Dans cette phase de reconstruction, êtes-vous prêt à apporter votre expérience ?
Je suis en train de voir si je dois continuer à jouer ou pas. Après, si on fait appel à moi, je ne dis pas que ce n’est pas impossible. Mais pour l’instant, ce n’est pas ma priorité. Si je m’investis, je le ferai à 100%. Ce sera pour essayer de mettre en scelle des recruteurs, des gens qui sont dans chaque pays, recenser tous les Sénégalais qui sont dans les centres de formations, fiche à l’appui. C’est le minimum. Il faut éviter d’appeler les gens et leur dire : “Tient, il y a un joueur là-bas, va le voir.” Il faut éviter le hasard. Tout doit être centralisé, répertorié. On doit savoir qui fait quoi et qui est qui. Quel joueur peut apporter quelque chose à l’équipe. Après, il faut mettre en place toute une organisation et se donner les moyens. Ce rôle, les anciens peuvent le jouer. C’est possible parce qu’on a joué dans les meilleurs championnat d’Europe. On sait ce que c’est  que l’organisation. On sait s’occuper d’un joueur, à la veille d’un match et avant le match. Il y a certaines choses qu’on a vécues et qu’on connaît.

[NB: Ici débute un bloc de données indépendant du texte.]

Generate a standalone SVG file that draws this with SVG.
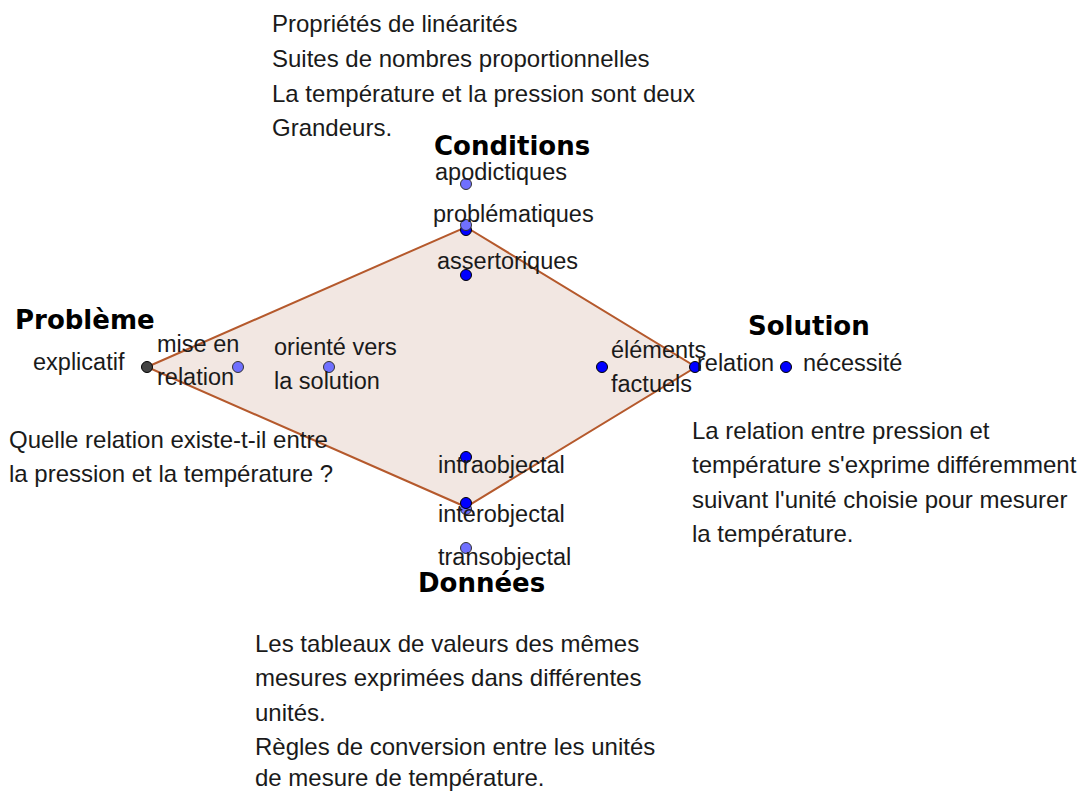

Sur le plan personnel, vous êtes sans club. Etes-vous toujours à la recherche d’un autre point de chute ? 
Pour l’instant, je n’ai finalisé avec aucune équipe. Je réfléchis encore. En étant libre, je peux signer quand je veux. Si je rejoue, ce sera un coup de cœur. Comme, par exemple, retourner dans un de mes anciens clubs où j’ai joué. Que ce soit Perouse (Italie), Châteauroux (France). Et pourquoi pas aller dans un pays arabe. Ou alors carrément arrêter parce que je n’aurais pas trouvé de challenge. Pour l’instant, je réfléchis.
Et comment comptez-vous garder la forme, surtout que vous êtes présentement à Dakar ?
J’ai un programme extrêmement rigoureux à faire tous les matins, au point de vu physique. Je maintiens un rythme assez soutenu. Parfois trop (rire). Mais bon, c’est à ce prix là qu’on reste en condition. La compétition n’est pas là, donc il faut compenser par un programme qui a été fait sur mesure pour rester en forme. Après, tous les matins, je suis occupé. Je gère mes affaires. Là, je suis actuellement à Dakar pour quelques jours. Après, je repars aussitôt en Italie.